Crucial voices consider the abolishment of the system of private labor brokers as inseparable from wider demands. The Forum Komunikasi Pekerja Migran Indonesia di Taiwan (FKPMIT), for instance, has made four demands as part of the recent demonstrations: 1) Eliminate the system of private labor brokers; 2) Implement G-to-G; 3) Include domestic care workers within the Labor Standards Law; and, 4) Eliminate contract term limitations. According to this perspective, situating the role of private labor brokers within the guest worker system is crucial for formulating visions of alternative futures.

The guest worker scheme dictates the length of the contract (3 years) and maximum years of residency (generally 12 years, 14 years for care workers whose “performance” is up to par). Migrant workers are restricted to jobs in the manufacturing, construction, care work, and fishing and agricultural sectors. The state imposes strict conditions on changing employers. Migrant workers are only eligible to do so in the event of the “death or emigration of a caregiver, the closure of a factory, the closure of a business, and personal injury.” The essential function of the guest worker program is to cheapen and discipline Southeast Asian migrants to facilitate the exploitation of their labor power for the benefit of Taiwanese state and capital.
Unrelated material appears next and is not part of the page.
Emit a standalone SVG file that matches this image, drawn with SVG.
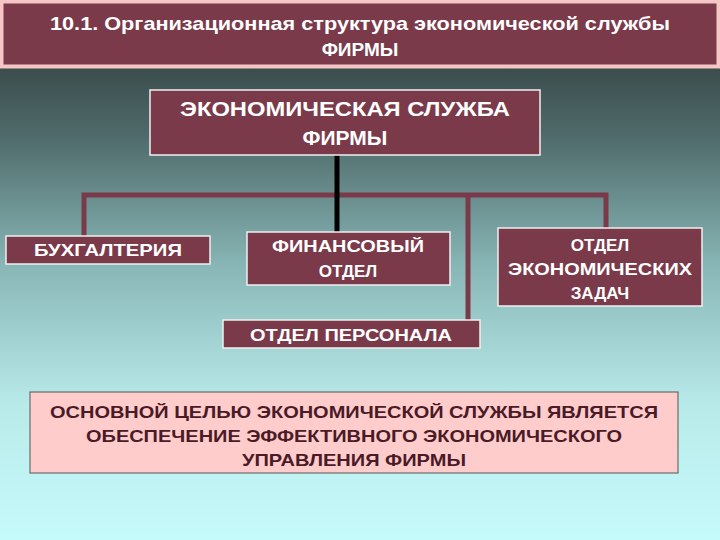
<svg xmlns="http://www.w3.org/2000/svg" width="720" height="540" viewBox="0 0 720 540">
<defs>
<linearGradient id="bg" x1="0" y1="0" x2="0" y2="1">
<stop offset="0" stop-color="#27302f"/>
<stop offset="0.25" stop-color="#4f6a6a"/>
<stop offset="0.5" stop-color="#8ab8b8"/>
<stop offset="0.75" stop-color="#b9eaea"/>
<stop offset="1" stop-color="#c6fbfb"/>
</linearGradient>
</defs>
<style>
.box{fill:#7a3a4a;stroke:#f0f0f0;stroke-width:1.5}
.t{font-family:"Liberation Sans",Arial,sans-serif;fill:#fff;text-anchor:middle;font-weight:bold}
.c{fill:none;stroke:#7a3a4a;stroke-width:5}
</style>
<rect width="720" height="540" fill="url(#bg)"/>
<g id="title">
<rect x="1.5" y="1.5" width="717" height="65" fill="#7a3a4a" stroke="#f6c6c6" stroke-width="4"/>
<text class="t" x="360" y="30" style="font-size:19px" textLength="620" lengthAdjust="spacingAndGlyphs">10.1. Организационная структура экономической службы</text>
<text class="t" x="360" y="56" style="font-size:19px">ФИРМЫ</text>
</g>
<g id="connectors">
<polyline class="c" points="84,236 84,195 606,195 606,228"/>
<line class="c" x1="468" y1="195" x2="468" y2="320"/>
<line x1="337" y1="155" x2="337" y2="233" stroke="#000" stroke-width="5"/>
</g>
<g id="main">
<rect class="box" x="150" y="90" width="390" height="65"/>
<text class="t" x="345" y="116" style="font-size:21px" textLength="330" lengthAdjust="spacingAndGlyphs">ЭКОНОМИЧЕСКАЯ СЛУЖБА</text>
<text class="t" x="345" y="145" style="font-size:21px">ФИРМЫ</text>
</g>
<g id="buh">
<rect class="box" x="6" y="236" width="204" height="28"/>
<text class="t" x="108" y="256" style="font-size:17px" textLength="148" lengthAdjust="spacingAndGlyphs">БУХГАЛТЕРИЯ</text>
</g>
<g id="fin">
<rect class="box" x="247" y="232" width="203" height="53"/>
<text class="t" x="348" y="252" style="font-size:17px" textLength="152" lengthAdjust="spacingAndGlyphs">ФИНАНСОВЫЙ</text>
<text class="t" x="348" y="277" style="font-size:17px">ОТДЕЛ</text>
</g>
<g id="econ">
<rect class="box" x="498" y="228" width="204" height="78"/>
<text class="t" x="600" y="251" style="font-size:17px">ОТДЕЛ</text>
<text class="t" x="600" y="275" style="font-size:17px" textLength="184" lengthAdjust="spacingAndGlyphs">ЭКОНОМИЧЕСКИХ</text>
<text class="t" x="600" y="299" style="font-size:17px">ЗАДАЧ</text>
</g>
<g id="pers">
<rect class="box" x="223" y="320" width="257" height="28"/>
<text class="t" x="351" y="341" style="font-size:17px" textLength="202" lengthAdjust="spacingAndGlyphs">ОТДЕЛ ПЕРСОНАЛА</text>
</g>
<g id="goal">
<rect x="30" y="392" width="648" height="81" fill="#ffcccc" stroke="#555" stroke-width="1"/>
<text class="t" x="354" y="418" style="font-size:17px;fill:#4a1a26" textLength="608" lengthAdjust="spacingAndGlyphs">ОСНОВНОЙ ЦЕЛЬЮ ЭКОНОМИЧЕСКОЙ СЛУЖБЫ ЯВЛЯЕТСЯ</text>
<text class="t" x="354" y="442" style="font-size:17px;fill:#4a1a26" textLength="536" lengthAdjust="spacingAndGlyphs">ОБЕСПЕЧЕНИЕ ЭФФЕКТИВНОГО ЭКОНОМИЧЕСКОГО</text>
<text class="t" x="354" y="466" style="font-size:17px;fill:#4a1a26" textLength="224" lengthAdjust="spacingAndGlyphs">УПРАВЛЕНИЯ ФИРМЫ</text>
</g>
</svg>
The reality of the guest worker program raises serious doubts as to whether replacing the system of private labor brokerage with G-to-G direct hiring will improve the living and working conditions of migrant workers in Taiwan in the absence of more fundamental changes. An alternative path towards addressing the exploitation and abuse of the private labor brokerage system focuses on transforming the social and political conditions that allow brokerage agencies to exist. Central to these conditions are the oppressive restrictions limiting the length of residency and labor market activities of migrant workers. Eliminating the discriminatory temporal and spatial policies of the guest worker program would go a long way towards cutting the ground out from under the predatory system of migrant labor brokerage. In a just world, migrant workers could exercise freedoms to reside in Taiwan without being bound to an employer, work in any profession, and change employers at will.
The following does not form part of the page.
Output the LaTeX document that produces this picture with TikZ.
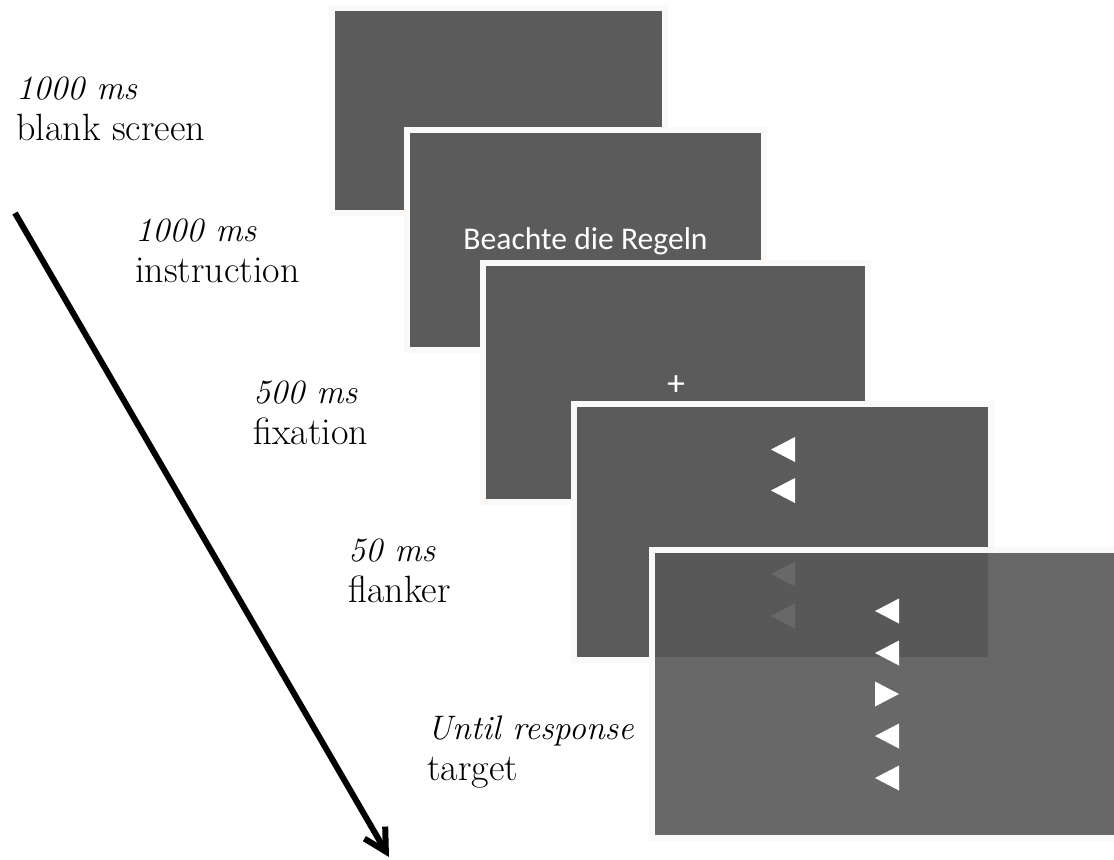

Photo credit: TIWA/Facebook

Migrant care workers’ responses to a question posed at the recent conference regarding their ideal vision of a future are telling in this regard. A Filipina care worker who has spent time in Macau, Hong Kong, Singapore, and Taiwan spoke of a deep-seated yearning for equality. A hope for the future is to be treated with equal personhood without discrimination against nationality, ethnicity, class, gender, or any other form of social differentiation. She spoke to me of encountering stronger ethnonationalism in Taiwan when compared with other destination countries. A member of Migrante International followed by saying that, for her, freedom is essential. Referencing sex as a basic human right and desire, she blasted Taiwanese society for appropriating the right to exercise control over care workers’ bodies. Employers legitimize such control over sexual partners, clothing, leisure activities, etc. through infantilizing and sanctimonious discourses about the need to protect migrant workers. Her vision corresponds with an idea of freedom as the capacity to live and express oneself as one wishes without having one’s integrity violated, so long as one does not violate the integrity of others.

Although some might belittle the relevance of radical hopes, dreams, desires, and aspirations for the theory and praxis of social struggle, they are in reality the essential spirit of such struggle. As Max Weber once noted, “Certainly all historical experience confirms the truth – that man [sic] would not have attained the possible unless time and again he had reached out for the impossible.” Fundamentally transforming the relations of violence, exploitation, and abuse within the guest worker system cannot happen without reaching for utopias where human dignity and peace are uncompromisable.